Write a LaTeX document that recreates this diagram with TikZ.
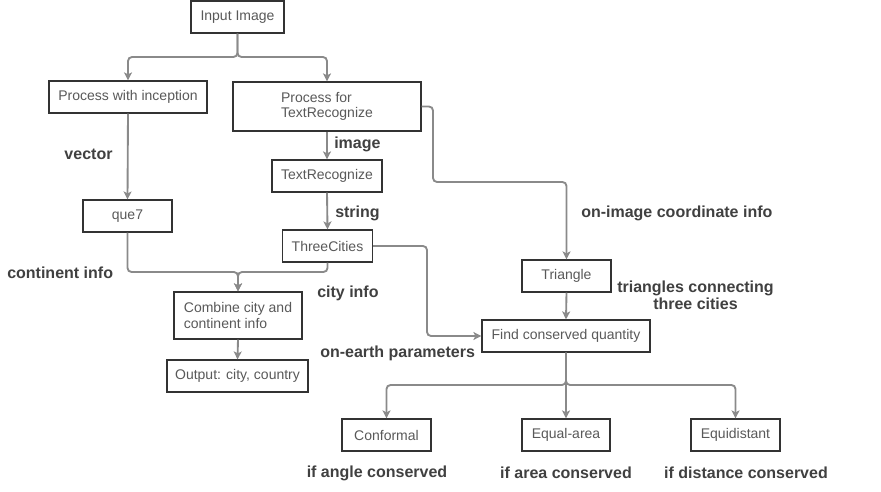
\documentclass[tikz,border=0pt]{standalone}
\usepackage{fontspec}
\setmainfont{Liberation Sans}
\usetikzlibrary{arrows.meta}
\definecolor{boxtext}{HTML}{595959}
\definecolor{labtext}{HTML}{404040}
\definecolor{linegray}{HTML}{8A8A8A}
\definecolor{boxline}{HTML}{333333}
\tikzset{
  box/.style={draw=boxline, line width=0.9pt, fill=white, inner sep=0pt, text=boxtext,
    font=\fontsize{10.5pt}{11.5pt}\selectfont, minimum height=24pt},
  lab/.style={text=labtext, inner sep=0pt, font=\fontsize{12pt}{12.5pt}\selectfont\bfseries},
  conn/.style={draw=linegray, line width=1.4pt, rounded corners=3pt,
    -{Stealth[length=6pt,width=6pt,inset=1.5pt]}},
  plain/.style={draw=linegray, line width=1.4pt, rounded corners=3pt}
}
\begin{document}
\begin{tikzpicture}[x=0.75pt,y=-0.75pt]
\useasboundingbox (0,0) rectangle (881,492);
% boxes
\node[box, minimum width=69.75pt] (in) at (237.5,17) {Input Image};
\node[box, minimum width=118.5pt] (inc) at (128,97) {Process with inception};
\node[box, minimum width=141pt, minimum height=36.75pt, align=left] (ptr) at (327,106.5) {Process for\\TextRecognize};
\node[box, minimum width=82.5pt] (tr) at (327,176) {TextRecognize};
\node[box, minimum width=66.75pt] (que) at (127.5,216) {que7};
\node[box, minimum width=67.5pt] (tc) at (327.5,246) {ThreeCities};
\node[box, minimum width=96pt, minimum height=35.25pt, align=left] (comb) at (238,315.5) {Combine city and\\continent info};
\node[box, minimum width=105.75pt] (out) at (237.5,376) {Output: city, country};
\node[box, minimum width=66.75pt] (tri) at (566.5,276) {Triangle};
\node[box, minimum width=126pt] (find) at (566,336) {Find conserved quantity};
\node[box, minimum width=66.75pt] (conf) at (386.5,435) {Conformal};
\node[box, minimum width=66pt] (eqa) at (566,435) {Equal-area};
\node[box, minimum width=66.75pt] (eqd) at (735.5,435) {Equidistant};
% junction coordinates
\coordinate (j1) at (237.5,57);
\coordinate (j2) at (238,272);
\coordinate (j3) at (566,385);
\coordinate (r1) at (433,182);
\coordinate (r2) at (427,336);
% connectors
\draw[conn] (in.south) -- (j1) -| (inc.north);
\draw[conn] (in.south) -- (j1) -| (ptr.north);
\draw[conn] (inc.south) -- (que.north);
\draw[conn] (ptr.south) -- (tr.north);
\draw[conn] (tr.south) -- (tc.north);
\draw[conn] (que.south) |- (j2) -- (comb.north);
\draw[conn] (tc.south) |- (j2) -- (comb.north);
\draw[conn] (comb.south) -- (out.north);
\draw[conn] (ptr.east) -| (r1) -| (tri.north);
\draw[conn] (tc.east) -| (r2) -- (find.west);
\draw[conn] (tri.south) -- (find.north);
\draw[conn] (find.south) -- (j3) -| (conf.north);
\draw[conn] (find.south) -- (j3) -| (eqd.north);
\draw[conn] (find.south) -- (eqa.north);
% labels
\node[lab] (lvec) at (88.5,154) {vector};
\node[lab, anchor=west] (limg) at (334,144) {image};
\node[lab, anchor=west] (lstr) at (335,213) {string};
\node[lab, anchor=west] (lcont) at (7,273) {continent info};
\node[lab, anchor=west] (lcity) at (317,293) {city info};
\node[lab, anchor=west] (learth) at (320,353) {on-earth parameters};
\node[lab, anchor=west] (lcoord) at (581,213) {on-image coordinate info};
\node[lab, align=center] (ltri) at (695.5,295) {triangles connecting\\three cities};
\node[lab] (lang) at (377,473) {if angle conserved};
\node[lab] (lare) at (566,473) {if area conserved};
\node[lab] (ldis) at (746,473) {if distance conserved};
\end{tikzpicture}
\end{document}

——

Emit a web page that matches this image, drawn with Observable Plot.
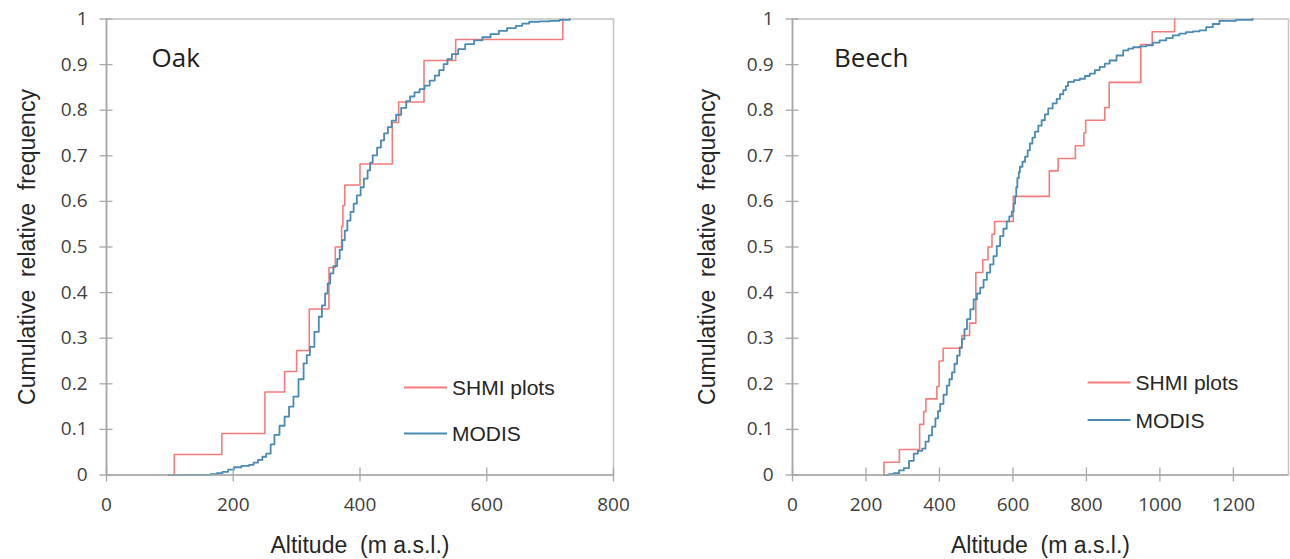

——

Of the lines in the data above, how many contain the word "this"? Give only that figure.

2